- Developers: Joey Betz and Chris "ConArtist" Condon
- Publisher: Armor Games
- Programmer: Joey Betz
- Engine: Adobe Flash (Browser)
- Platforms: Browser, iOS, Android
- Release: Browser April 28, 2009 iOS January 19, 2010
- Genre: Action
- Mode: Single-player

= Crush the Castle =

2009 video game

Crush the Castle is a physics game developed by Armor Games. The Flash version was released on April 28, 2009, and versions for the iPhone and iPod Touch were released on January 19, 2010. Notable for its "flinging" game mechanic, which influenced the popular mobile game Angry Birds, the goal of Crush the Castle is to kill all inhabitants of various castles by using a trebuchet to fling large rocks or bombs. A sequel, Crush the Castle 2, has similar gameplay, but features new maps and power-ups.

==Gameplay==
The goal of the game is to kill all inhabitants of various castles by using a trebuchet to fling large rocks or bombs. Players are able to create and destroy their own designs of castles as well.

===Crush the Castle 2===
Crush the Castle 2 is similar, but features new maps, new power-ups and a revamped level builder. New things to fire from the trebuchet are greek fire, ice grenades, jars full of electric eels, and a mysterious purple flask that creates a small black hole. In addition, structural components can be disintegrated.
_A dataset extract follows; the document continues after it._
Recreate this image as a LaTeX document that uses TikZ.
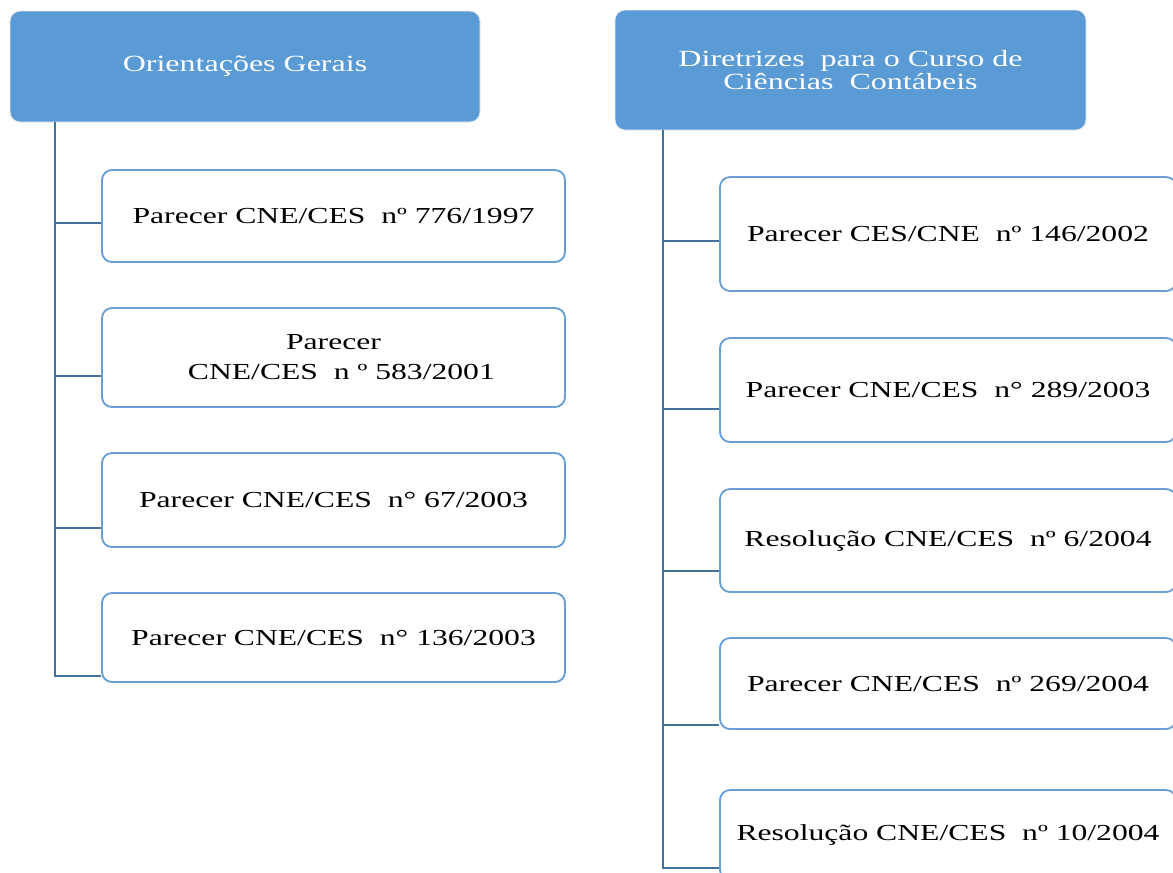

==Development and release==
The developers cite the game Castle Clout, released October 4, 2008 by Liam Bowmers, as their inspiration. Armor Games requested and received permission from Bowmers to use his ideas for the development of Crush the Castle. The game was released on the Armor Games website on April 28, 2009, an iOS version was released on January 19, 2010.

==Reception==
IGNs Jeffrey Haynes called the game "surprisingly deep and fun for such a simple premise". Joystiqs Justin McElroy stated: "It's a simple mechanic, but it's hard to deny that's it's satisfying." GameZebos Stephen Greenwell rated it 2/5 stars, stating it is "easy to pick up and play" but has "very repetitive gameplay" and "lackluster visuals and sounds". IGNs Levi Buchanan rated it 7/10, stating "If you like physics-based puzzle games, this really is one of the best." Kotakus Brian Crecente said, "I've grown quite fond of Crush the Castle." Gamasutras Christopher Hyde listed Crush the Castle in his list of "The 99 Best Free Games Of 2009".